■ DATASET SECTION
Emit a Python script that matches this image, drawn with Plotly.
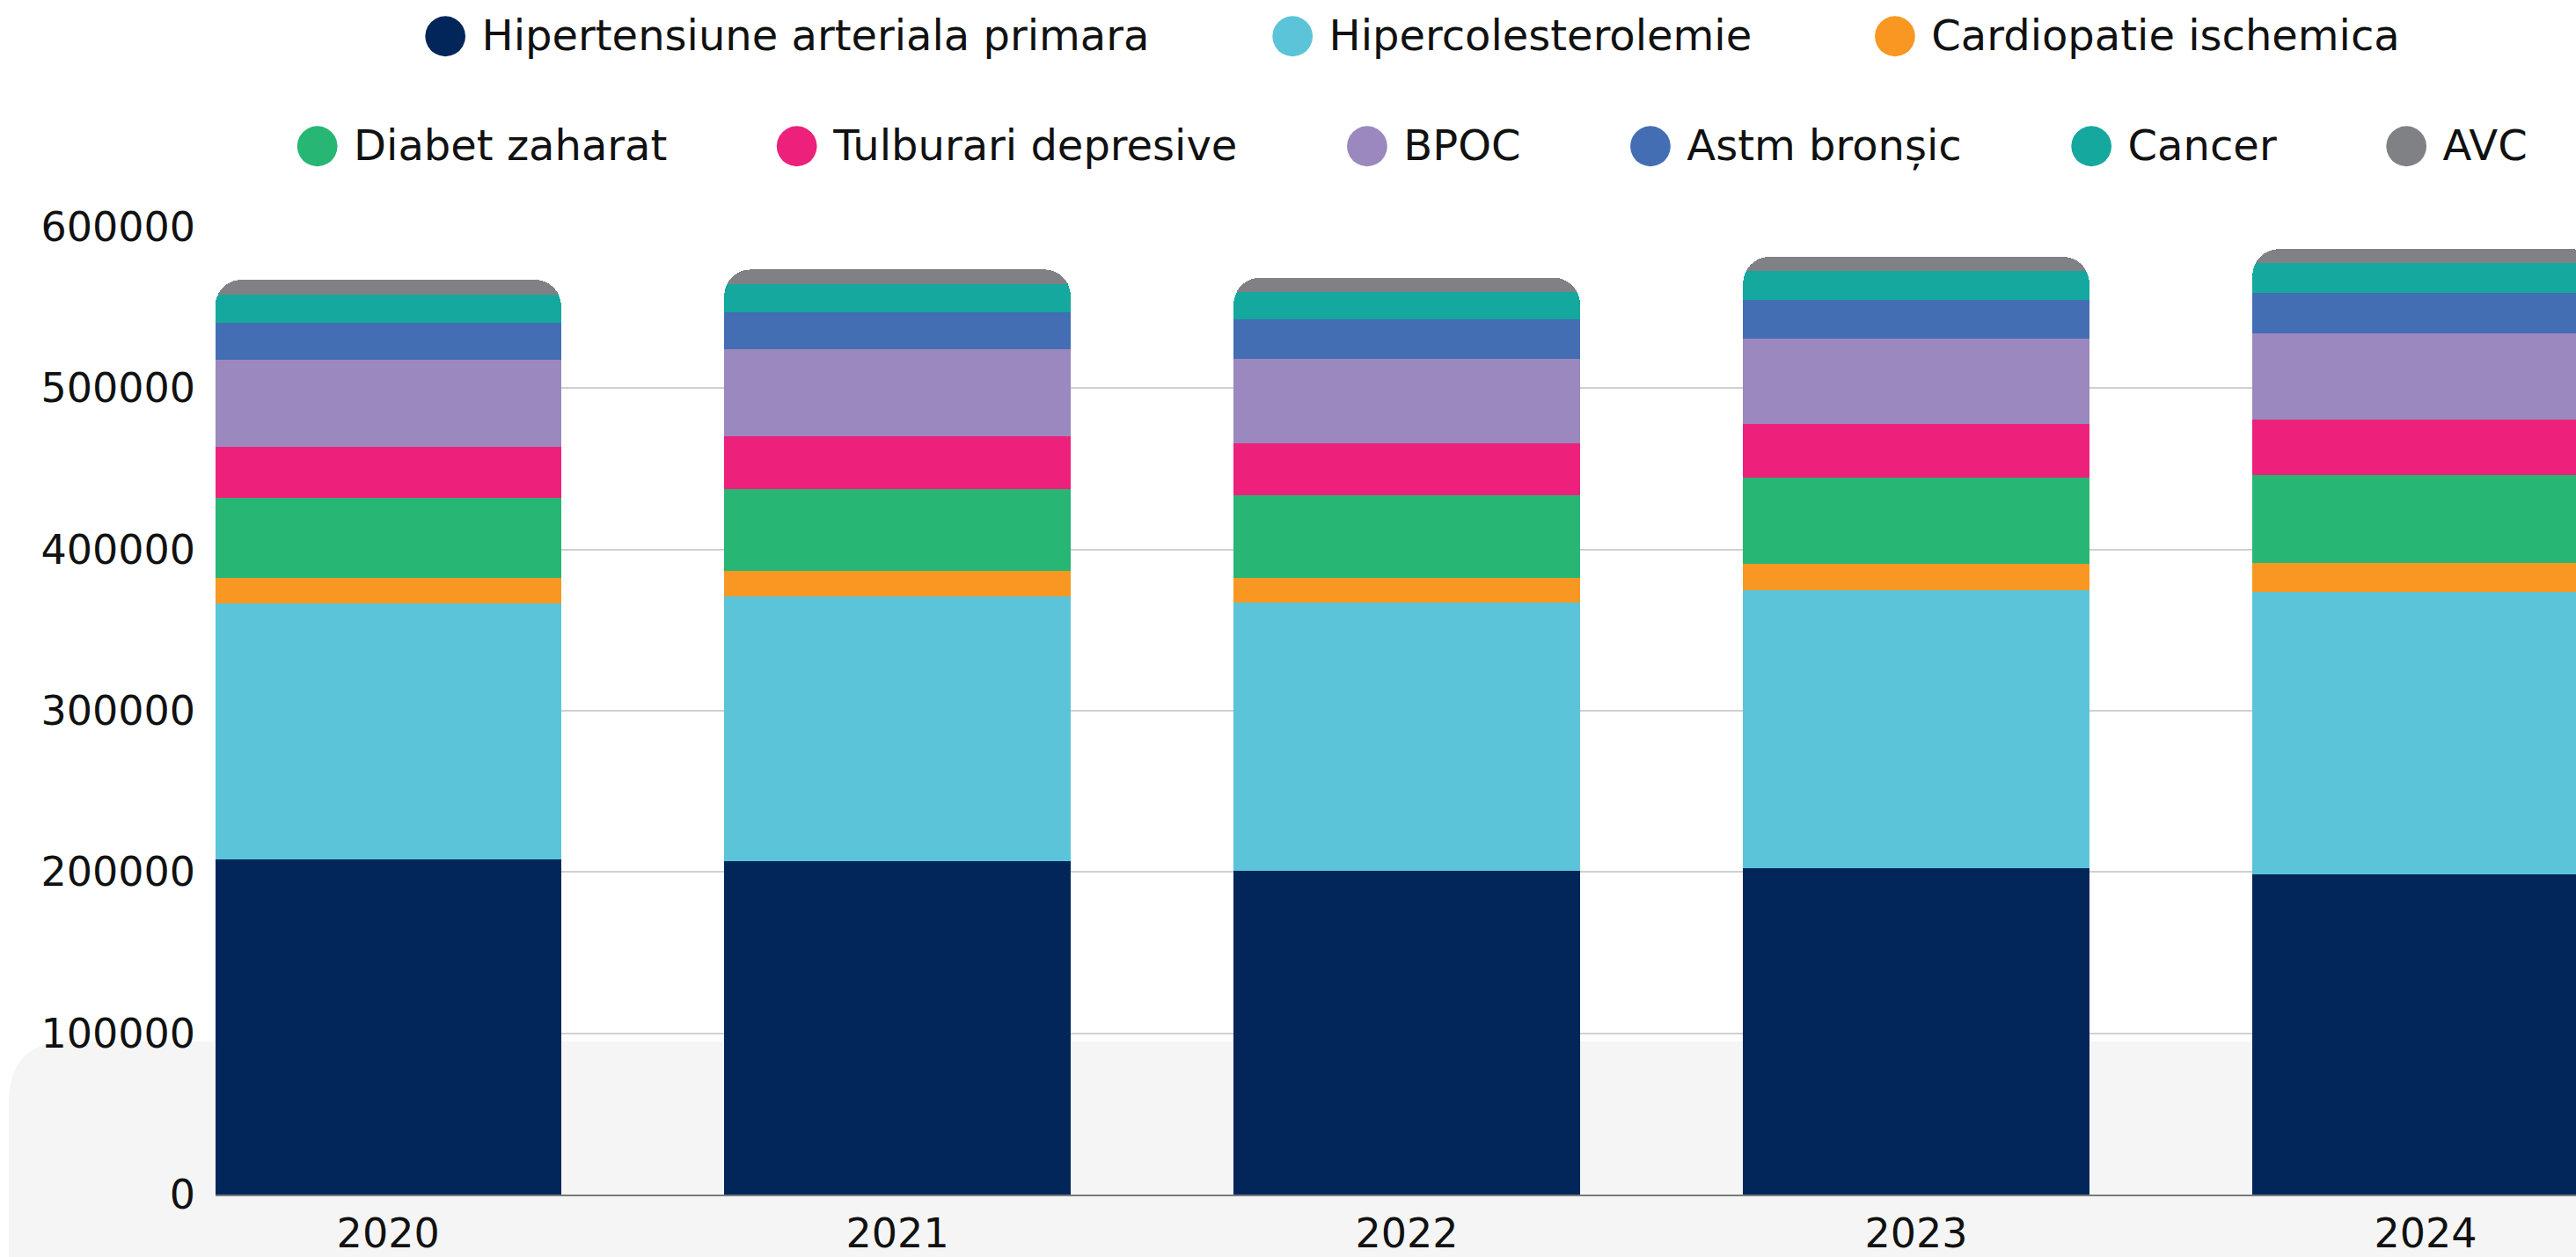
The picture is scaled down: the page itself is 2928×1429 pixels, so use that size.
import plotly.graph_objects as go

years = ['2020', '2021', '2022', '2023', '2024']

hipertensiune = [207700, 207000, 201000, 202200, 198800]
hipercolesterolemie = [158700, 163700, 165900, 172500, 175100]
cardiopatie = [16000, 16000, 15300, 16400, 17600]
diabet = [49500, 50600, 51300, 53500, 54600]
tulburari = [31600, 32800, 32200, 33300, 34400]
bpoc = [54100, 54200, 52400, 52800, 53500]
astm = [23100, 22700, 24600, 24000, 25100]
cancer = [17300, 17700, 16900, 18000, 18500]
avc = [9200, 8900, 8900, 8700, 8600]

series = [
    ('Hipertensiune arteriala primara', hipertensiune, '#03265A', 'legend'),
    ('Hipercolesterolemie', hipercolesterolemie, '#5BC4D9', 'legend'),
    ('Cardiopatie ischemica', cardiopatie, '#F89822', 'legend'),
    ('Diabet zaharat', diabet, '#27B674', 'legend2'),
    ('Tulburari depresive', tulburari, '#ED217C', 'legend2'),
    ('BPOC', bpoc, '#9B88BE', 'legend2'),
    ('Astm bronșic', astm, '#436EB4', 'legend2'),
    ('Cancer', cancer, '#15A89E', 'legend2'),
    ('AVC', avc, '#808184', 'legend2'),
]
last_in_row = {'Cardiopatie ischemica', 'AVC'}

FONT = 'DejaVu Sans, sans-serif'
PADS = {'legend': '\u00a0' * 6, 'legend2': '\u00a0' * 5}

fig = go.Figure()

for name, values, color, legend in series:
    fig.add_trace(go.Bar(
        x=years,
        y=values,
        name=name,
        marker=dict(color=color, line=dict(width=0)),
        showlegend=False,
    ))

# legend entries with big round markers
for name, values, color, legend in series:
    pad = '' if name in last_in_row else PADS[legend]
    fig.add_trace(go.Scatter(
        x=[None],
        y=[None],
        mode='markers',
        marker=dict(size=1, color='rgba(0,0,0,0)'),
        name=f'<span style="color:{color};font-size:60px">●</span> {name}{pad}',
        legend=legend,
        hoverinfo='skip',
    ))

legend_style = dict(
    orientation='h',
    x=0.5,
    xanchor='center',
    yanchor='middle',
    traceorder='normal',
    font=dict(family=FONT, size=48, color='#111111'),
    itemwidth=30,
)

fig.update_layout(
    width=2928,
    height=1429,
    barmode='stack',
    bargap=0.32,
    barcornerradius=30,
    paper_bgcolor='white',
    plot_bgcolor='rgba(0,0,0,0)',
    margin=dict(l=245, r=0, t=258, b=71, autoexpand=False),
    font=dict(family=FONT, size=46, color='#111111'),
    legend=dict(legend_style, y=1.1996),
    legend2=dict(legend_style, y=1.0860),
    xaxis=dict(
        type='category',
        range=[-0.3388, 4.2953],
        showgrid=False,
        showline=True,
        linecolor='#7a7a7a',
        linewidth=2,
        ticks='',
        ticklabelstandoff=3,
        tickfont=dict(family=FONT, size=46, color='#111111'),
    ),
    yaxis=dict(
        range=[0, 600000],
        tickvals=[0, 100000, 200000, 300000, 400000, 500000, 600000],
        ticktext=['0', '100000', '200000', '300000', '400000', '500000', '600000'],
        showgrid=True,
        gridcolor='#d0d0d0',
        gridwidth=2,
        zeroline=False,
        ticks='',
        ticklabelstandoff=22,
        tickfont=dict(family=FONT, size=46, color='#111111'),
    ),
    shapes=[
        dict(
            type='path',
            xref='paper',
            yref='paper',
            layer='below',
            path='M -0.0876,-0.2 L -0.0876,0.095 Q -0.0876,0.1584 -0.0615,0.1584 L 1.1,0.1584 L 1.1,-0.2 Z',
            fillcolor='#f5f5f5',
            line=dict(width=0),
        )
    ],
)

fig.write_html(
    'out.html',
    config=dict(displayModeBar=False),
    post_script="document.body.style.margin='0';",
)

■ WORK TO COMPLETE
Return the listing above in full and without alteration, excluding its pictures.

■ FINISHED TASK
Emit a Python script that matches this image, drawn with Plotly.
The picture is scaled down: the page itself is 2928×1429 pixels, so use that size.
import plotly.graph_objects as go

years = ['2020', '2021', '2022', '2023', '2024']

hipertensiune = [207700, 207000, 201000, 202200, 198800]
hipercolesterolemie = [158700, 163700, 165900, 172500, 175100]
cardiopatie = [16000, 16000, 15300, 16400, 17600]
diabet = [49500, 50600, 51300, 53500, 54600]
tulburari = [31600, 32800, 32200, 33300, 34400]
bpoc = [54100, 54200, 52400, 52800, 53500]
astm = [23100, 22700, 24600, 24000, 25100]
cancer = [17300, 17700, 16900, 18000, 18500]
avc = [9200, 8900, 8900, 8700, 8600]

series = [
    ('Hipertensiune arteriala primara', hipertensiune, '#03265A', 'legend'),
    ('Hipercolesterolemie', hipercolesterolemie, '#5BC4D9', 'legend'),
    ('Cardiopatie ischemica', cardiopatie, '#F89822', 'legend'),
    ('Diabet zaharat', diabet, '#27B674', 'legend2'),
    ('Tulburari depresive', tulburari, '#ED217C', 'legend2'),
    ('BPOC', bpoc, '#9B88BE', 'legend2'),
    ('Astm bronșic', astm, '#436EB4', 'legend2'),
    ('Cancer', cancer, '#15A89E', 'legend2'),
    ('AVC', avc, '#808184', 'legend2'),
]
last_in_row = {'Cardiopatie ischemica', 'AVC'}

FONT = 'DejaVu Sans, sans-serif'
PADS = {'legend': '\u00a0' * 6, 'legend2': '\u00a0' * 5}

fig = go.Figure()

for name, values, color, legend in series:
    fig.add_trace(go.Bar(
        x=years,
        y=values,
        name=name,
        marker=dict(color=color, line=dict(width=0)),
        showlegend=False,
    ))

# legend entries with big round markers
for name, values, color, legend in series:
    pad = '' if name in last_in_row else PADS[legend]
    fig.add_trace(go.Scatter(
        x=[None],
        y=[None],
        mode='markers',
        marker=dict(size=1, color='rgba(0,0,0,0)'),
        name=f'<span style="color:{color};font-size:60px">●</span> {name}{pad}',
        legend=legend,
        hoverinfo='skip',
    ))

legend_style = dict(
    orientation='h',
    x=0.5,
    xanchor='center',
    yanchor='middle',
    traceorder='normal',
    font=dict(family=FONT, size=48, color='#111111'),
    itemwidth=30,
)

fig.update_layout(
    width=2928,
    height=1429,
    barmode='stack',
    bargap=0.32,
    barcornerradius=30,
    paper_bgcolor='white',
    plot_bgcolor='rgba(0,0,0,0)',
    margin=dict(l=245, r=0, t=258, b=71, autoexpand=False),
    font=dict(family=FONT, size=46, color='#111111'),
    legend=dict(legend_style, y=1.1996),
    legend2=dict(legend_style, y=1.0860),
    xaxis=dict(
        type='category',
        range=[-0.3388, 4.2953],
        showgrid=False,
        showline=True,
        linecolor='#7a7a7a',
        linewidth=2,
        ticks='',
        ticklabelstandoff=3,
        tickfont=dict(family=FONT, size=46, color='#111111'),
    ),
    yaxis=dict(
        range=[0, 600000],
        tickvals=[0, 100000, 200000, 300000, 400000, 500000, 600000],
        ticktext=['0', '100000', '200000', '300000', '400000', '500000', '600000'],
        showgrid=True,
        gridcolor='#d0d0d0',
        gridwidth=2,
        zeroline=False,
        ticks='',
        ticklabelstandoff=22,
        tickfont=dict(family=FONT, size=46, color='#111111'),
    ),
    shapes=[
        dict(
            type='path',
            xref='paper',
            yref='paper',
            layer='below',
            path='M -0.0876,-0.2 L -0.0876,0.095 Q -0.0876,0.1584 -0.0615,0.1584 L 1.1,0.1584 L 1.1,-0.2 Z',
            fillcolor='#f5f5f5',
            line=dict(width=0),
        )
    ],
)

fig.write_html(
    'out.html',
    config=dict(displayModeBar=False),
    post_script="document.body.style.margin='0';",
)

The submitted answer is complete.